Honesty is a basic building block of an authentic relationship. When the heart is not firm in this conviction, it can fall prey to other perceived values such as money, fame or even the desire to be held in high esteem. When this happens, trust breaks down, chaos ensues and human dignity is trampled upon.
Amos, speaking on behalf of God, vehemently condemned dishonest business practices that fix scales and buy the poor for a pair of sandals. To these, the Lord will “never forget a thing they have done!”
Our Lord warns against hypocrisy and the false belief that we can serve both God and mammon. A true disciple does not only make the morally upright choice when others are observing, but does so even when alone.
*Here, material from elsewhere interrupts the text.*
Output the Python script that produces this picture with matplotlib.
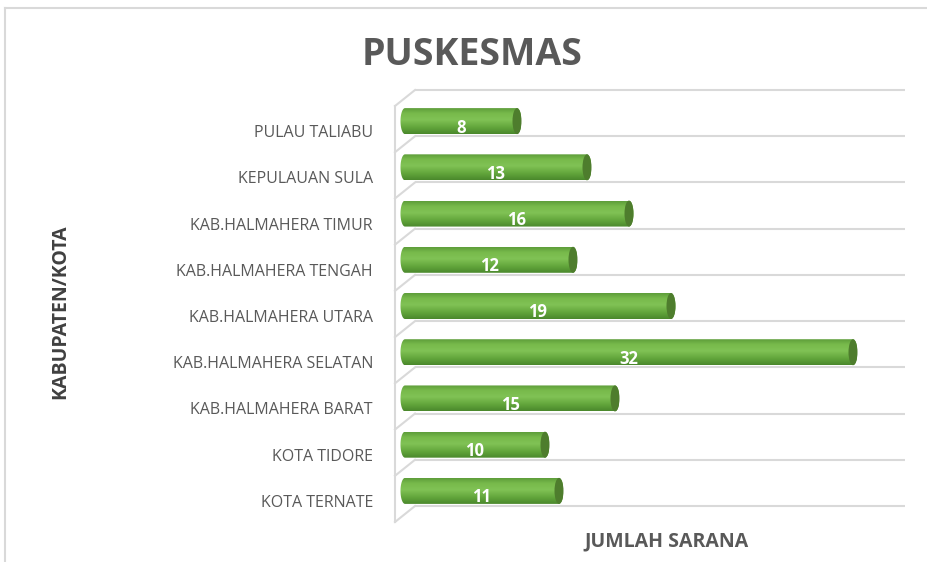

It is insincere to believe that we are good Christians because we have made large donations or given years of service while remaining dishonest in private personal choices.
Our Lord reminded us that “the person who is dishonest in very small matters is also dishonest in great ones.” Authenticity, the opposite of hypocrisy, demands that goodness is consistent on all levels and spheres of our lives. What is virtuous and beautiful begins on the personal level.
For Thomas Aquinas, honesty is synonymous with virtue and beauty. In question 145 of the Summa, Thomas establishes that honesty is one of those rare virtues that “allure us by their own force, and attract us by their own worth, such as virtue, truth, knowledge.” Simultaneously, Thomas defines honesty as the same as the beautiful because “God is said to be beautiful, as being "the cause of the harmony and clarity of the universe." Hence the beauty of the body consists in a man having his bodily limbs well proportioned, together with a certain clarity of color.
In like manner, spiritual beauty consists in a man's conduct or actions being well proportioned in respect of the spiritual clarity of reason,” which are the virtues. Lastly, honesty is the virtue that moderates reason with all that is connected with the person. Therefore, honesty is beautiful.
Who among us is not attracted to a person who is honest, virtuous, and beautiful? Billy Joel laments that honesty is such a lonely word, but it doesn’t have to be so.